The Act, with the Indian Forest Act 1927 and the Forest (Conservation) Act 1980, is the backbone of protection. Its protected-area categories, in roughly descending order of restriction:
| Category | Key features |
|---|---|
| National Park | Highest protection; no human activity or grazing or private rights allowed; boundaries fixed by law; declared by the State Government |
| Wildlife Sanctuary | High protection, but certain regulated rights and activities (such as grazing) may be permitted; the focus is on protecting species |
| Conservation Reserve | Buffer or corridor areas adjoining parks and sanctuaries, on government land; managed with community involvement |
| Community Reserve | On private or community land where the community volunteers to conserve, retaining traditional uses |
| Tiger Reserve | Notified under the Act and managed by the National Tiger Conservation Authority (NTCA) with a core (critical tiger habitat) and a buffer |
A national park gives the strictest protection; a sanctuary is a step below; conservation and community reserves were added by the 2002 amendment to cover buffer lands and community conservation.
Biosphere reserves are large, multi-use conservation landscapes (with a core, a buffer and a transition zone) under the UNESCO Man and the Biosphere (MAB) programme; several Indian ones are on the World Network. Well-known examples:
| Biosphere Reserve | Location / note |
|---|---|
| Nilgiri | The first (1986); Tamil Nadu, Kerala, Karnataka |
| Nanda Devi | Uttarakhand |
| Sundarbans | West Bengal (mangrove) |
| Gulf of Mannar | Tamil Nadu (marine) |
| Great Nicobar | Andaman and Nicobar |
| Pachmarhi | Madhya Pradesh |
| Simlipal | Odisha |
| Nokrek | Meghalaya |
| Achanakmar-Amarkantak | Chhattisgarh / Madhya Pradesh |
Ramsar sites are wetlands of international importance under the Ramsar Convention (1971). India has a large and growing number (verify the latest).
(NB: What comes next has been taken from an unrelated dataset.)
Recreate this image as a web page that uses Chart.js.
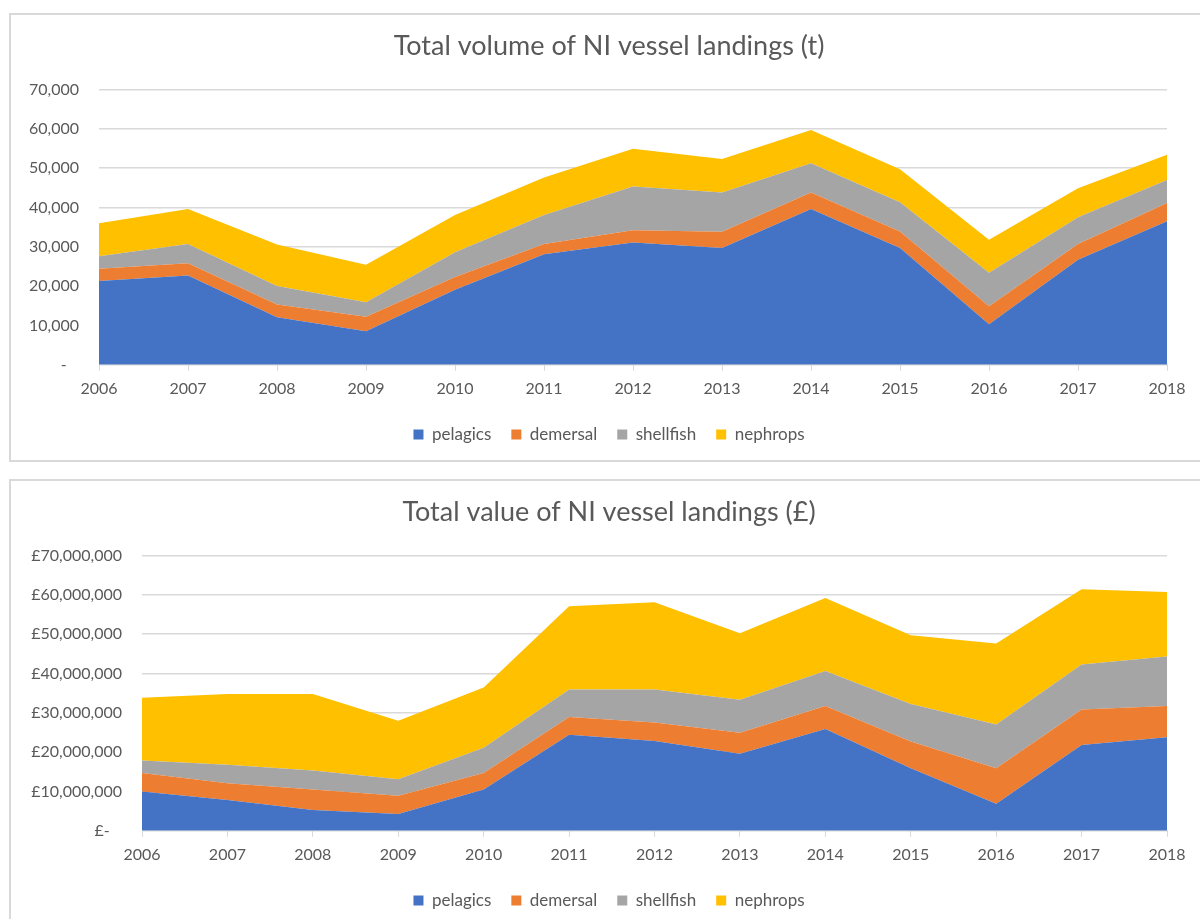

High-yield examples:
| Ramsar site | State / note |
|---|---|
| Chilika Lake | Odisha (largest brackish-water lagoon) |
| Wular Lake | Jammu and Kashmir (large freshwater lake) |
| Loktak Lake | Manipur (the floating phumdis; Keibul Lamjao NP) |
| Sambhar Lake | Rajasthan (saline) |
| Keoladeo (Bharatpur) | Rajasthan (also a World Heritage site, a bird sanctuary) |
| Sundarbans Wetland | West Bengal |
| Point Calimere | Tamil Nadu |
| Renuka | Himachal Pradesh (smallest, often cited) |
| Site | State / note |
|---|---|
| Kaziranga National Park | Assam (one-horned rhinoceros) |
| Manas National Park | Assam |
| Keoladeo National Park | Rajasthan (Bharatpur) |
| Sundarbans National Park | West Bengal (Royal Bengal tiger, mangrove) |
| Nanda Devi and Valley of Flowers | Uttarakhand |
| Western Ghats (serial sites) | Across several States |
| Great Himalayan National Park | Himachal Pradesh |
| State / UT | National parks (selected) | Known for |
|---|---|---|
| Assam | Kaziranga, Manas, Nameri, Dibru-Saikhowa | One-horned rhinoceros (Kaziranga) |
| Uttarakhand | Jim Corbett (India's first, 1936), Nanda Devi, Valley of Flowers | Corbett was the first national park |
| Madhya Pradesh | Kanha, Bandhavgarh, Pench, Satpura | Tigers; the "tiger State" |
| Rajasthan | Ranthambhore, Sariska, Keoladeo, Desert NP | Tigers, birds, desert |
| Gujarat | Gir (lion sanctuary), Blackbuck (Velavadar), Marine (Gulf of Kachchh) | Asiatic lion |
| Karnataka | Bandipur, Nagarhole (Rajiv Gandhi), Bannerghatta | Tigers, elephants |
| Kerala | Periyar, Eravikulam, Silent Valley | Nilgiri tahr, elephants |
| Tamil Nadu | Mudumalai, Mukurthi, Indira Gandhi (Anamalai) | Western Ghats fauna |
| West Bengal | Sundarbans, Buxa, Gorumara, Neora Valley | Tiger, mangrove |
| Maharashtra | Tadoba-Andhari, Sanjay Gandhi (Borivali), Navegaon | Tigers; urban park (Mumbai) |
| Odisha | Simlipal, Bhitarkanika (sanctuary, crocodiles) | Tigers, saltwater crocodile |
| Jammu and Kashmir / Ladakh | Dachigam (hangul), Hemis (snow leopard) | Hangul deer, snow leopard |
| Andaman and Nicobar | Mahatma Gandhi Marine NP, Campbell Bay | Coral and marine life |
(Jim Corbett, 1936, in present-day Uttarakhand, was India's first national park.)
Protection on paper means little without enforcement on the ground, and that brings in the human-and-security dimension that CAPF tests. Wildlife crime (poaching of tigers, rhinos and elephants, and the illegal trade in skins, horn and ivory) is organised and trans-border; the Wildlife Crime Control Bureau coordinates intelligence, while border forces (the SSB on the Nepal border, the BSF on the Bangladesh border) intercept smuggling of wildlife products along the very frontiers they guard. Some protected areas sit in insurgency-affected or border tracts, so conservation, anti-poaching patrols and counter-insurgency overlap. The model balances strict protection (national parks) with the rights of forest-dwelling communities, recognised by the Forest Rights Act 2006, a recurring rights-versus-conservation theme. See soils and natural vegetation of india and india borders neighbours and strategic geography.
Formats: park-to-State matching (Kaziranga-Assam, Gir-Gujarat, Corbett-Uttarakhand); species-to-place (one-horned rhino, Asiatic lion, hangul, snow leopard); the first national park or biosphere reserve; the legal category (national park versus sanctuary); which Act protects wildlife; Ramsar-site-to-State; statement-based questions on Project Tiger.